An important limitation to these conclusions comes from the treatment of mobile monitoring observations as the true representation of local pollution patterns. These high-resolution estimates of long-term pollution conditions carry a high degree of uncertainty due to the temporal sparsity of mobile measurements, and some aspects of the sampling design may introduce bias. Mobile monitoring is constrained to on-road sampling, so measurements are made in direct proximity to residential traffic emissions which could inflate MM-based estimates. However, comparison with near-road fixed sites showed that measurements made on residential roads were not systematically higher [36]. In addition, sampling was limited to daytime, weekday hours. Certain types of pollution-generating activity, including traffic and commercial operations, are higher during these hours, so MM is likely to capture more dramatic near-source peaks than are typical over more broadly averaged conditions.
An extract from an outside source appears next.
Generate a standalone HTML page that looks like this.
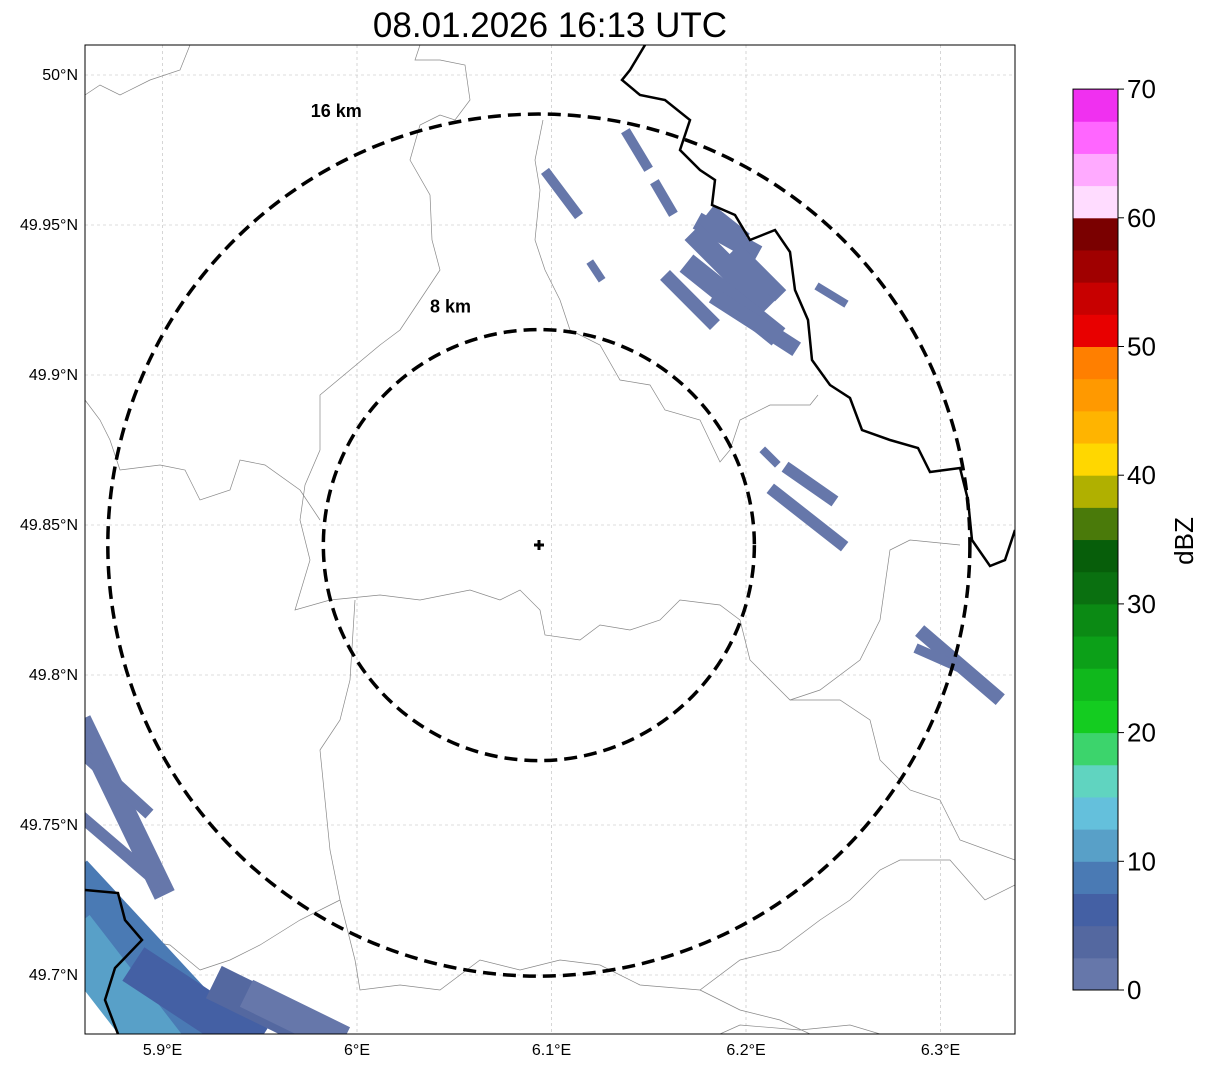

These conclusions are thus more accurately interpreted as characterizing the ability of LUR predictions to capture daytime weekday patterns and may be more relevant to segments of the population that tend to spend those hours at home (e.g., young children, older adults, and resident caregivers) than those who do not (e.g., adults working outside of the home). While we do not examine time-activity patterns here, previous work has found exposure estimates for more vulnerable and less advantaged population groups to be least sensitive to the inclusion of time spent traveling and in non-residential locations [55].

Additionally, while these conclusions point to the general usefulness of KLS data, specific conclusions about LD-KLS relationships and racial/ethnic exposure inequity within this relatively restricted geographic domain may not be generalized across other US cities or geographic subdomains. Partial dependence plots also do not represent direct relationships between KLS emissions and pollution: confounding by other neighborhood features is likely, and in some cases offers a plausible explanation for observed relationships (e.g., food service is not a dominant source of urban NO2, so dependence between the two may be explained by vehicle traffic or other activity geographically associated with food service).

Publicly available, census block-scale LUR-based air pollution predictions provide useful insight into national-scale patterns of air pollution exposure. While these models are not designed to replicate local patterns within individual cities, predictions might be used in lieu of local monitoring due to resource and time constraints. It is important to understand how studies that utilize these predictions within a restricted geographic area may be affected by systematic prediction errors, especially for pollutants with strong near-source peaks and high intraurban variability like NO2 and UFP. Comparing national predictions with highly spatially resolved local observations, we have documented relationships between the divergence of predicted and observed values with both urban features associated with local emission peaks and with population characteristics. The first set of relationships indicate the potential of using known local sources to resolve exposure misclassification, while the second set reveals that national population-weighted models pose a risk of systematically mischaracterizing exposures for some racial/ethnic subpopulations. These findings can inform future studies investigating intraurban exposure patterns using national LUR estimates and motivate further improvements in modeling for local domains.